Motion gated small animal imaging with a flat-panel CT
2008
Small animal CT gains increasing interest in preclinical research. However, physiological motion compensation like in
clinical CT has seldom been employed so far.
We present different methods of retrospective motion correction for small animal imaging despite their high respiratory
and heart rate. Beside respiratory gating alone the combination of respiratory and simultaneous cardiac gating is shown.
In vivo data are acquired with an experimental flat-panel based CT scanner*(Siemens Healthcare, Forchheim Germany).
Whole mice or rats fit in the available FOV of 25 * 25 * 4 cm 3 , while acquisition rate is 100fps.
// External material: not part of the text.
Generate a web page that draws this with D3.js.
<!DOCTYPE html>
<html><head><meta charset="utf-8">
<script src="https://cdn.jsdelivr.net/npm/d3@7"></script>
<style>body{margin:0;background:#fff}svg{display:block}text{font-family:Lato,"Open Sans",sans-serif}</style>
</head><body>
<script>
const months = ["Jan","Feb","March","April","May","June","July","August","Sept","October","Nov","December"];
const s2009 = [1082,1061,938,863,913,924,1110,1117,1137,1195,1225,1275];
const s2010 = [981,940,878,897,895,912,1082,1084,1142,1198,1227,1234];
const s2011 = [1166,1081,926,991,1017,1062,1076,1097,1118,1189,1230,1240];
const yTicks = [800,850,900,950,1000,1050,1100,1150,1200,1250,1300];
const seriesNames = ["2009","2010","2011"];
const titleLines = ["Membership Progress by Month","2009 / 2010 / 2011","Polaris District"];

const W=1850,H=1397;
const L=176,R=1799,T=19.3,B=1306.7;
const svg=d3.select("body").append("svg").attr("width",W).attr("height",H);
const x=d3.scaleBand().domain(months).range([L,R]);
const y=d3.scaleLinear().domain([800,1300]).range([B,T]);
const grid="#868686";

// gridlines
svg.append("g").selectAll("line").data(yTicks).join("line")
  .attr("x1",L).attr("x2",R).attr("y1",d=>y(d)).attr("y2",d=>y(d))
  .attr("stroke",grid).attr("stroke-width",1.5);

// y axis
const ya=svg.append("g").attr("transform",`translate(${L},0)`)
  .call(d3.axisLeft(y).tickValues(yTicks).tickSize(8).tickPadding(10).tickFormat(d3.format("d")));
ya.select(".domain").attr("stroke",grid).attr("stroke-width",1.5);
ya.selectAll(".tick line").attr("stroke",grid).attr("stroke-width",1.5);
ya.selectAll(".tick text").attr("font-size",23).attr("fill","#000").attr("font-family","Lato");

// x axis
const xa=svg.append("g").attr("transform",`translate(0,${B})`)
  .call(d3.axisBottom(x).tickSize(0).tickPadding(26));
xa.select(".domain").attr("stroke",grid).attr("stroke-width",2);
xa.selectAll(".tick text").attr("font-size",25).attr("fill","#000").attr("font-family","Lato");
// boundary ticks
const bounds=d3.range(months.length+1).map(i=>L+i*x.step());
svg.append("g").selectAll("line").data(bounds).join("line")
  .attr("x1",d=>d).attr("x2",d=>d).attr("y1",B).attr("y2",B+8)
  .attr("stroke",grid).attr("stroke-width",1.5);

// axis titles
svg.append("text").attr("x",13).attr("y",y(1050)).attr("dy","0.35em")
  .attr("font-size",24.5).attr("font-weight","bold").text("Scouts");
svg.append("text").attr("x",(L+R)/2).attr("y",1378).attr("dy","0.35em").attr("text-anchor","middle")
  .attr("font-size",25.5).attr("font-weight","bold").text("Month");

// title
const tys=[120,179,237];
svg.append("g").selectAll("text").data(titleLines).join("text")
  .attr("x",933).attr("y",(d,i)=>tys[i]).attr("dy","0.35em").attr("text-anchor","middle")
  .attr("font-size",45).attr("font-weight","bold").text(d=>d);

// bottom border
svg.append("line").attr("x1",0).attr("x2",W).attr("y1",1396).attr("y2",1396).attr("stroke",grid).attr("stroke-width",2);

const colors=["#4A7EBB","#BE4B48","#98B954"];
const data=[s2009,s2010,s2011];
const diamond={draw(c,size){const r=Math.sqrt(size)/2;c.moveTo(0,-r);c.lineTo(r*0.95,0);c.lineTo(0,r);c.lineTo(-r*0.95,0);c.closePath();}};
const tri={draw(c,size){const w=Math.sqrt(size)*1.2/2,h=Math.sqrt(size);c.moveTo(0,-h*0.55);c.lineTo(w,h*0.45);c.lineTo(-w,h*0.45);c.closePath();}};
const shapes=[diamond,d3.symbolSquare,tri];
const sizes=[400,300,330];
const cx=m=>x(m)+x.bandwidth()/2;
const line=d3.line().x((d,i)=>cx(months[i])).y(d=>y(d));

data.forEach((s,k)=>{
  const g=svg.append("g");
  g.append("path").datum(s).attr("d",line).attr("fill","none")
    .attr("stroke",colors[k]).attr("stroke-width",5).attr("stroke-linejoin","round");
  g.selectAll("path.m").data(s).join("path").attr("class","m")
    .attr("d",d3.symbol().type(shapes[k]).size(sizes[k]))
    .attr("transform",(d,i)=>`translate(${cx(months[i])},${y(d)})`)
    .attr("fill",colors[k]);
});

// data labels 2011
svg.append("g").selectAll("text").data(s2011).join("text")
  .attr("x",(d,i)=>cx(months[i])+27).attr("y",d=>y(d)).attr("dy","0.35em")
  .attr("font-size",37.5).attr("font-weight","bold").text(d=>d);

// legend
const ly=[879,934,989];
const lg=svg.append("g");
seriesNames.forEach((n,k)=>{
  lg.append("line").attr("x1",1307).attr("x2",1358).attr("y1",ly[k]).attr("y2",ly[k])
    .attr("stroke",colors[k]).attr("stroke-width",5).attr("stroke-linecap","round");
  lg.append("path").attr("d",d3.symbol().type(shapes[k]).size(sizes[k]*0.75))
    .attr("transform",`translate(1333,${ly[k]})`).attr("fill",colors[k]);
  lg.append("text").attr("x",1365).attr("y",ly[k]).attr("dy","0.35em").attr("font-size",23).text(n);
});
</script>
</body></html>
Extrinsic gating is
realized by tracing the physiological motion from a small animal monitoring system with a pneumatic pillow for
respiratory motion and ECG for heart motion. At the alternative intrinsic method, the lung motion is directly correlated
to the movement of the center of gravity in the acquired projection data. As an advantage of the second method the even
low preparation effort per scan is reduced. As long as the rotation time of the gantry is far below the cycle time of heart
or the lung a multi-segment reconstruction is used in both methods. Motion artifacts are largely suppressed after gating.
While in non gated images, the diaphragm, heart contours, bronchi and lung vessels are already visible, they are more
sharply defined in the gated datasets. Four-dimensional assessment of lung motion is possible and lung volume in several
phases such as peak inspiration and expiration could be segmented, quantified and compared.